America’s COVID-19 response bodes ill for effective climate action
A strange and dangerous phenomenon has taken hold among a significant segment of the U.S. population in recent years — a profound distrust of scientists and scientific consensus. It is puzzling that a nation responsible for so many remarkable achievements in medicine, technology, you name it, in the past century includes so many people who refuse to give credence to provable scientific facts. Instead, they put full faith and credit in easy-to-disprove “alternate facts” and conspiracy theories they find on amazing scientific devices that could not have been conceived of decades ago.
The COVID-19 pandemic is the poster child for this rejection of scientific consensus. Epidemiologists told us early on that masking would prevent the spread of the virus until an effective vaccine was developed. When the Pfizer and Moderna vaccines were approved for use late last year, we were told that universal vaccination would bring the pandemic to a halt.
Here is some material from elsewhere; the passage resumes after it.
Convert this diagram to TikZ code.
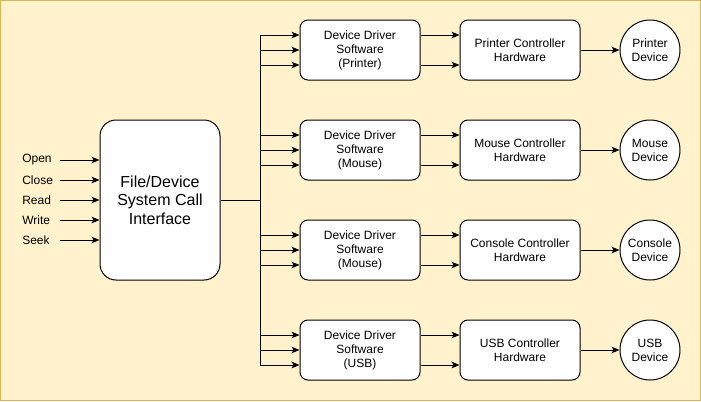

Nevertheless, many red-state political leaders have been, and still are, fighting masking and only 57 percent of the U.S. population is fully vaccinated. About 19 percent say they will refuse the vaccine. It is estimated that about 200,000 avoidable COVID-19 deaths occurred in the U.S. last year because of the botched response, and that about the same number of Americans died this year for failure to take advantage of readily available, safe and effective vaccine-preventable deaths, largely attributable to science denial.
This unfortunate death toll will pale in comparison to the massive death toll this country and the rest of the world will experience unless dramatic action is taken to reduce the massive flow of greenhouse gasses into the atmosphere. Yet, many of the same science deniers are trying to prevent effective action from being taken to control those emissions. We have seen this play out in the negotiations over President Biden’s two infrastructure proposals, both of which were designed to substantially reduce greenhouse gas emissions.
The Senate-passed infrastructure bill contains significant, but whittled down, climate provisions. It passed on a bipartisan vote, but with the support of less than half of Republican senators. Every GOP senator opposes the larger reconciliation proposal, while Sen. Joe Manchin (D-W.Va.), a fossil fuel advocate, has done everything he can to eliminate climate provisions from it. These pared-down measures will ineffective to avert climate catastrophe. The anti-science forces have scored a qualified success with the bills. The outlook for future climate action during the remainder of Biden’s presidency is dim, unless Democrats can maintain or, better, increase their majorities in the 2022 elections.
There is a growing public awareness that climate change is a serious threat to the planet. Yet, a sizable minority of Republican voters and most GOP officeholders are either climate deniers or simply unwilling to do much if anything about it. As with COVID-19, this is not a situation where we can muddle through with just hundreds of thousands of deaths here and there along the way. It is a real threat to human existence on the Earth and must be dealt with as such.
In August, a scientific panel of the United Nations sounded a “code red for humanity,” reporting that global warming is dangerously close to spiraling out of control. The heat already trapped in Earth’s atmosphere has almost doubled since 2005. Scientists of the National Oceanic and Atmospheric Administration announced in April that carbon dioxide levels were higher now than at any time in the last 3.6 million years. Despite a decrease in industrial emissions last year, due to the pandemic, the accumulation of greenhouse gasses in the atmosphere increased. NASA has reported that 2020 tied 2016 as the hottest year on record and that the world’s seven warmest years have all occurred since 2014. The Earth is currently gripped in a mass extinction event brought on by global warming.
The climate-denying GOP establishment characterizes this scientific consensus as mostly a bunch of pointy-headed scientists trying to justify their existence. But we don’t really need scientists to tell us of climate dangers because the evidence is in the news and all around us every day — erratic and violent weather events across the country and wider world, searing heat, persistent droughts, biblical deluges, unprecedented wildfires, climate-induced migrations, warming oceans and declining fish stocks, among many other frightening phenomena.
After four years of destructive climate policies under President Trump, many in this country and the wider world were hoping for the restoration of U.S. leadership to seriously tackle this existential threat to life on the planet.
Unfortunately, President Biden is participating in the Glasgow climate summit with little to show the international community on the global warming front. It will take a united front in this country, which depends on just a little help from Republicans, to forge a united front of nations to solve this complex problem. I hope we do not have to tell our grandchildren that we miserably failed them and that they must do their best to adapt to an uninhabitable hothouse thanks to a clutch of obstinate GOP science deniers.
Jim Jones is a Vietnam combat veteran who served eight years as Idaho attorney general (1983-1991) and 12 years as a justice of the Idaho Supreme Court (2005-2017). He is currently a regular contributor to The Hill.